◆ **RAW DATA**:
[Start]

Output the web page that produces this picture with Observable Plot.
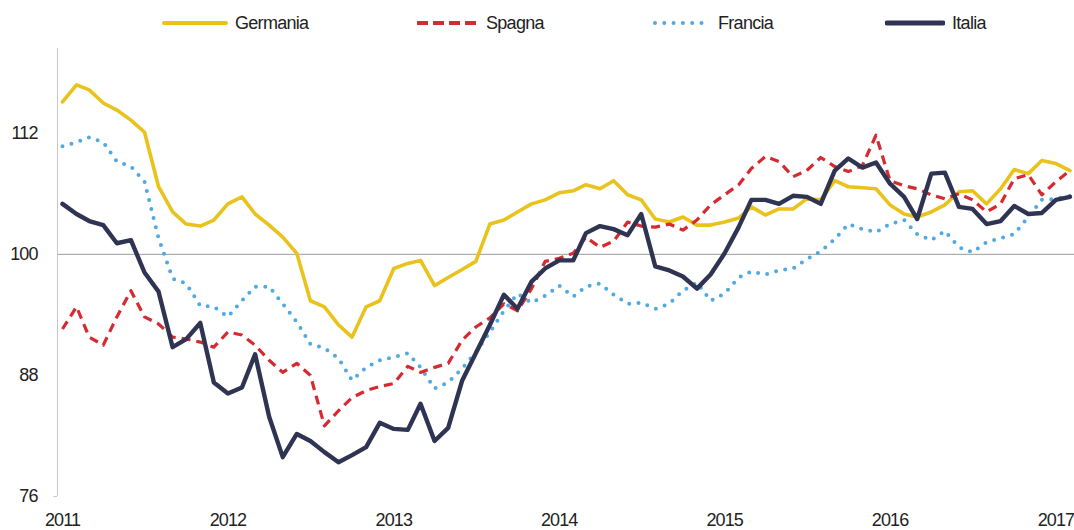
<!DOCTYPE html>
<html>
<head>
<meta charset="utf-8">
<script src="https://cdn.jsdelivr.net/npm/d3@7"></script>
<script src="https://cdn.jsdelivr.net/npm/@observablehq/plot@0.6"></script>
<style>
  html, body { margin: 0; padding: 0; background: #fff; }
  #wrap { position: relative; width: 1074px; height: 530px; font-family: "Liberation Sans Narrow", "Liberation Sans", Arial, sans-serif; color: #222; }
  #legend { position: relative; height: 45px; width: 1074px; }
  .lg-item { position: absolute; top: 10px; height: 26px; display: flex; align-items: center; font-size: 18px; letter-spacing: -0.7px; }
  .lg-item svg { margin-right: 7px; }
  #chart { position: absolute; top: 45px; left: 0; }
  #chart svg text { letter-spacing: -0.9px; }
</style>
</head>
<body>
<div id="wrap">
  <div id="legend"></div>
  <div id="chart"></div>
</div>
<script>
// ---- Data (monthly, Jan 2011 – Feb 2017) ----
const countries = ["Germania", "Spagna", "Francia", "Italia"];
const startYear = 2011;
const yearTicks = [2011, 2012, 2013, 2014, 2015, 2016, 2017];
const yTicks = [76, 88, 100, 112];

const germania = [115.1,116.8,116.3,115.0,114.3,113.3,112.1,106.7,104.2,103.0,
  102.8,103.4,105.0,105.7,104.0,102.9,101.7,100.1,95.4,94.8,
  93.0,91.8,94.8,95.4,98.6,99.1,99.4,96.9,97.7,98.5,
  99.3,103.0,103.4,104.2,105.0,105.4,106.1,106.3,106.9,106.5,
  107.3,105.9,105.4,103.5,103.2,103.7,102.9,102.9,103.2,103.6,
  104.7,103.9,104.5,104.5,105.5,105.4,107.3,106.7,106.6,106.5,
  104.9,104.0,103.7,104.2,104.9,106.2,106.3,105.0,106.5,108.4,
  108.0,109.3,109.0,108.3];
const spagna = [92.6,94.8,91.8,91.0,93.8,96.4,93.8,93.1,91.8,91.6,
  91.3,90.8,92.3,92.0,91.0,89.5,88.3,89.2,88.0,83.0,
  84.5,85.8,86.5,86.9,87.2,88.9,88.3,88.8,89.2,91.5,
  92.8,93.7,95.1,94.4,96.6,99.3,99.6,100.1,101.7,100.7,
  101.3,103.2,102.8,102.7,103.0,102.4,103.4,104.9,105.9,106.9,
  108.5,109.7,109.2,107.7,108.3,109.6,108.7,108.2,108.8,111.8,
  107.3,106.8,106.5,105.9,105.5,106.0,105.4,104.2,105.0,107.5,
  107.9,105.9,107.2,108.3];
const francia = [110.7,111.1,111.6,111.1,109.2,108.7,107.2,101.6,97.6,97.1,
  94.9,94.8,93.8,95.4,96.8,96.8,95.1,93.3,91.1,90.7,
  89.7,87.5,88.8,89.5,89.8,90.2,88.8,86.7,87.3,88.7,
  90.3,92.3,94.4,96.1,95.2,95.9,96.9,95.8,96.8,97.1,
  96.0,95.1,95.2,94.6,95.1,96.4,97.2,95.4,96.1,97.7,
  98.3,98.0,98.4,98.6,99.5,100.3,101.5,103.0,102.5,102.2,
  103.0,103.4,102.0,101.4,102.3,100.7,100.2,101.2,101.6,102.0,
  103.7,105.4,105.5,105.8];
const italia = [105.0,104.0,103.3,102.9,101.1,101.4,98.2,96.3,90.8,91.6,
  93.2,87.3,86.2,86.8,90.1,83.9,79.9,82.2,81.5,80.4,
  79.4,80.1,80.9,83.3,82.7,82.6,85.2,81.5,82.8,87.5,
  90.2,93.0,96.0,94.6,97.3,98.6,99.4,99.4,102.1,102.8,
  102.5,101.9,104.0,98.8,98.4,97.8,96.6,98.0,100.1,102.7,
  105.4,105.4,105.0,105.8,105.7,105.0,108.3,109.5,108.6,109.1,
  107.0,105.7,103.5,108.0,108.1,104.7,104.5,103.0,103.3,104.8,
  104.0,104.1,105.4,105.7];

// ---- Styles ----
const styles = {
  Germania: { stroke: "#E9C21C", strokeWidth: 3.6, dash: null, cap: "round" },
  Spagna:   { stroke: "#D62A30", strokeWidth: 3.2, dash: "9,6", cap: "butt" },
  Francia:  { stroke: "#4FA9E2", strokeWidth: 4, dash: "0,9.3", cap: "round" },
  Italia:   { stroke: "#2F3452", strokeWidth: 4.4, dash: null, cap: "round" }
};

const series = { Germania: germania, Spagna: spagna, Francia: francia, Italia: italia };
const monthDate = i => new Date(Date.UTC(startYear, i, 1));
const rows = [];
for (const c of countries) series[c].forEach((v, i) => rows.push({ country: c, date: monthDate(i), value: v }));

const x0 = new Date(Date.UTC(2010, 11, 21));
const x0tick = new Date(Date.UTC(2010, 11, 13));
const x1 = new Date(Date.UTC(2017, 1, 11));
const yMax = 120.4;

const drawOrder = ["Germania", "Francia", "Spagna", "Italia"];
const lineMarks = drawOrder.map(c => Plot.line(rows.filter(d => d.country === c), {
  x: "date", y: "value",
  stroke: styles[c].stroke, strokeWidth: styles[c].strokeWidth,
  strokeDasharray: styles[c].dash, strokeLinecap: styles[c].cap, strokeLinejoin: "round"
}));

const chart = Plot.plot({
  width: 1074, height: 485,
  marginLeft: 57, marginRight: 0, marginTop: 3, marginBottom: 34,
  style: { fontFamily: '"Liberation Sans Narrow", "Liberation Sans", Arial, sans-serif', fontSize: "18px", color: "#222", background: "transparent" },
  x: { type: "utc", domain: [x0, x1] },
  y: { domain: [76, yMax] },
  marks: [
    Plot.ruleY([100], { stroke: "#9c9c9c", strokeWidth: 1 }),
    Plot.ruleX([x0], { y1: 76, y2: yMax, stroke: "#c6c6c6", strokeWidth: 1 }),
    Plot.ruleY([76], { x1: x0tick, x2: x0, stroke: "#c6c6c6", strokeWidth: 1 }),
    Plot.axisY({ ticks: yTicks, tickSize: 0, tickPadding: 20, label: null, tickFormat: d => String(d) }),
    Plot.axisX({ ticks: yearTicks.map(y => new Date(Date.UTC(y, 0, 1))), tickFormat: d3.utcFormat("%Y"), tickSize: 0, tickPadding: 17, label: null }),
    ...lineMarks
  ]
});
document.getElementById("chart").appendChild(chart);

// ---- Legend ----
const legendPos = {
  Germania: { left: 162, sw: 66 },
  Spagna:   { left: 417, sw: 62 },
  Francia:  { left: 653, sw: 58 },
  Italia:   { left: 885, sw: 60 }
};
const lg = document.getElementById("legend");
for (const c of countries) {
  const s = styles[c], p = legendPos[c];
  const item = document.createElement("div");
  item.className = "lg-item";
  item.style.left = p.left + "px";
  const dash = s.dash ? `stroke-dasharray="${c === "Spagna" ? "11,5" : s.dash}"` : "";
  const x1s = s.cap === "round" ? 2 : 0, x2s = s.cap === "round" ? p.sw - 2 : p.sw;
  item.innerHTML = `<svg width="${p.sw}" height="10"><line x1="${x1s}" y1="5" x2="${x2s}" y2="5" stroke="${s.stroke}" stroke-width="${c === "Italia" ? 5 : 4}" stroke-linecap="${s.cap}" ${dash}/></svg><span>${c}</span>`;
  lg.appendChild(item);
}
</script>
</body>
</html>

[End]

◆ **THE REQUEST**: Please set down each line of the data above exactly as written, without the pictures.

◆ **WORKED SOLUTION**:
Output the web page that produces this picture with Observable Plot.
<!DOCTYPE html>
<html>
<head>
<meta charset="utf-8">
<script src="https://cdn.jsdelivr.net/npm/d3@7"></script>
<script src="https://cdn.jsdelivr.net/npm/@observablehq/plot@0.6"></script>
<style>
  html, body { margin: 0; padding: 0; background: #fff; }
  #wrap { position: relative; width: 1074px; height: 530px; font-family: "Liberation Sans Narrow", "Liberation Sans", Arial, sans-serif; color: #222; }
  #legend { position: relative; height: 45px; width: 1074px; }
  .lg-item { position: absolute; top: 10px; height: 26px; display: flex; align-items: center; font-size: 18px; letter-spacing: -0.7px; }
  .lg-item svg { margin-right: 7px; }
  #chart { position: absolute; top: 45px; left: 0; }
  #chart svg text { letter-spacing: -0.9px; }
</style>
</head>
<body>
<div id="wrap">
  <div id="legend"></div>
  <div id="chart"></div>
</div>
<script>
// ---- Data (monthly, Jan 2011 – Feb 2017) ----
const countries = ["Germania", "Spagna", "Francia", "Italia"];
const startYear = 2011;
const yearTicks = [2011, 2012, 2013, 2014, 2015, 2016, 2017];
const yTicks = [76, 88, 100, 112];

const germania = [115.1,116.8,116.3,115.0,114.3,113.3,112.1,106.7,104.2,103.0,
  102.8,103.4,105.0,105.7,104.0,102.9,101.7,100.1,95.4,94.8,
  93.0,91.8,94.8,95.4,98.6,99.1,99.4,96.9,97.7,98.5,
  99.3,103.0,103.4,104.2,105.0,105.4,106.1,106.3,106.9,106.5,
  107.3,105.9,105.4,103.5,103.2,103.7,102.9,102.9,103.2,103.6,
  104.7,103.9,104.5,104.5,105.5,105.4,107.3,106.7,106.6,106.5,
  104.9,104.0,103.7,104.2,104.9,106.2,106.3,105.0,106.5,108.4,
  108.0,109.3,109.0,108.3];
const spagna = [92.6,94.8,91.8,91.0,93.8,96.4,93.8,93.1,91.8,91.6,
  91.3,90.8,92.3,92.0,91.0,89.5,88.3,89.2,88.0,83.0,
  84.5,85.8,86.5,86.9,87.2,88.9,88.3,88.8,89.2,91.5,
  92.8,93.7,95.1,94.4,96.6,99.3,99.6,100.1,101.7,100.7,
  101.3,103.2,102.8,102.7,103.0,102.4,103.4,104.9,105.9,106.9,
  108.5,109.7,109.2,107.7,108.3,109.6,108.7,108.2,108.8,111.8,
  107.3,106.8,106.5,105.9,105.5,106.0,105.4,104.2,105.0,107.5,
  107.9,105.9,107.2,108.3];
const francia = [110.7,111.1,111.6,111.1,109.2,108.7,107.2,101.6,97.6,97.1,
  94.9,94.8,93.8,95.4,96.8,96.8,95.1,93.3,91.1,90.7,
  89.7,87.5,88.8,89.5,89.8,90.2,88.8,86.7,87.3,88.7,
  90.3,92.3,94.4,96.1,95.2,95.9,96.9,95.8,96.8,97.1,
  96.0,95.1,95.2,94.6,95.1,96.4,97.2,95.4,96.1,97.7,
  98.3,98.0,98.4,98.6,99.5,100.3,101.5,103.0,102.5,102.2,
  103.0,103.4,102.0,101.4,102.3,100.7,100.2,101.2,101.6,102.0,
  103.7,105.4,105.5,105.8];
const italia = [105.0,104.0,103.3,102.9,101.1,101.4,98.2,96.3,90.8,91.6,
  93.2,87.3,86.2,86.8,90.1,83.9,79.9,82.2,81.5,80.4,
  79.4,80.1,80.9,83.3,82.7,82.6,85.2,81.5,82.8,87.5,
  90.2,93.0,96.0,94.6,97.3,98.6,99.4,99.4,102.1,102.8,
  102.5,101.9,104.0,98.8,98.4,97.8,96.6,98.0,100.1,102.7,
  105.4,105.4,105.0,105.8,105.7,105.0,108.3,109.5,108.6,109.1,
  107.0,105.7,103.5,108.0,108.1,104.7,104.5,103.0,103.3,104.8,
  104.0,104.1,105.4,105.7];

// ---- Styles ----
const styles = {
  Germania: { stroke: "#E9C21C", strokeWidth: 3.6, dash: null, cap: "round" },
  Spagna:   { stroke: "#D62A30", strokeWidth: 3.2, dash: "9,6", cap: "butt" },
  Francia:  { stroke: "#4FA9E2", strokeWidth: 4, dash: "0,9.3", cap: "round" },
  Italia:   { stroke: "#2F3452", strokeWidth: 4.4, dash: null, cap: "round" }
};

const series = { Germania: germania, Spagna: spagna, Francia: francia, Italia: italia };
const monthDate = i => new Date(Date.UTC(startYear, i, 1));
const rows = [];
for (const c of countries) series[c].forEach((v, i) => rows.push({ country: c, date: monthDate(i), value: v }));

const x0 = new Date(Date.UTC(2010, 11, 21));
const x0tick = new Date(Date.UTC(2010, 11, 13));
const x1 = new Date(Date.UTC(2017, 1, 11));
const yMax = 120.4;

const drawOrder = ["Germania", "Francia", "Spagna", "Italia"];
const lineMarks = drawOrder.map(c => Plot.line(rows.filter(d => d.country === c), {
  x: "date", y: "value",
  stroke: styles[c].stroke, strokeWidth: styles[c].strokeWidth,
  strokeDasharray: styles[c].dash, strokeLinecap: styles[c].cap, strokeLinejoin: "round"
}));

const chart = Plot.plot({
  width: 1074, height: 485,
  marginLeft: 57, marginRight: 0, marginTop: 3, marginBottom: 34,
  style: { fontFamily: '"Liberation Sans Narrow", "Liberation Sans", Arial, sans-serif', fontSize: "18px", color: "#222", background: "transparent" },
  x: { type: "utc", domain: [x0, x1] },
  y: { domain: [76, yMax] },
  marks: [
    Plot.ruleY([100], { stroke: "#9c9c9c", strokeWidth: 1 }),
    Plot.ruleX([x0], { y1: 76, y2: yMax, stroke: "#c6c6c6", strokeWidth: 1 }),
    Plot.ruleY([76], { x1: x0tick, x2: x0, stroke: "#c6c6c6", strokeWidth: 1 }),
    Plot.axisY({ ticks: yTicks, tickSize: 0, tickPadding: 20, label: null, tickFormat: d => String(d) }),
    Plot.axisX({ ticks: yearTicks.map(y => new Date(Date.UTC(y, 0, 1))), tickFormat: d3.utcFormat("%Y"), tickSize: 0, tickPadding: 17, label: null }),
    ...lineMarks
  ]
});
document.getElementById("chart").appendChild(chart);

// ---- Legend ----
const legendPos = {
  Germania: { left: 162, sw: 66 },
  Spagna:   { left: 417, sw: 62 },
  Francia:  { left: 653, sw: 58 },
  Italia:   { left: 885, sw: 60 }
};
const lg = document.getElementById("legend");
for (const c of countries) {
  const s = styles[c], p = legendPos[c];
  const item = document.createElement("div");
  item.className = "lg-item";
  item.style.left = p.left + "px";
  const dash = s.dash ? `stroke-dasharray="${c === "Spagna" ? "11,5" : s.dash}"` : "";
  const x1s = s.cap === "round" ? 2 : 0, x2s = s.cap === "round" ? p.sw - 2 : p.sw;
  item.innerHTML = `<svg width="${p.sw}" height="10"><line x1="${x1s}" y1="5" x2="${x2s}" y2="5" stroke="${s.stroke}" stroke-width="${c === "Italia" ? 5 : 4}" stroke-linecap="${s.cap}" ${dash}/></svg><span>${c}</span>`;
  lg.appendChild(item);
}
</script>
</body>
</html>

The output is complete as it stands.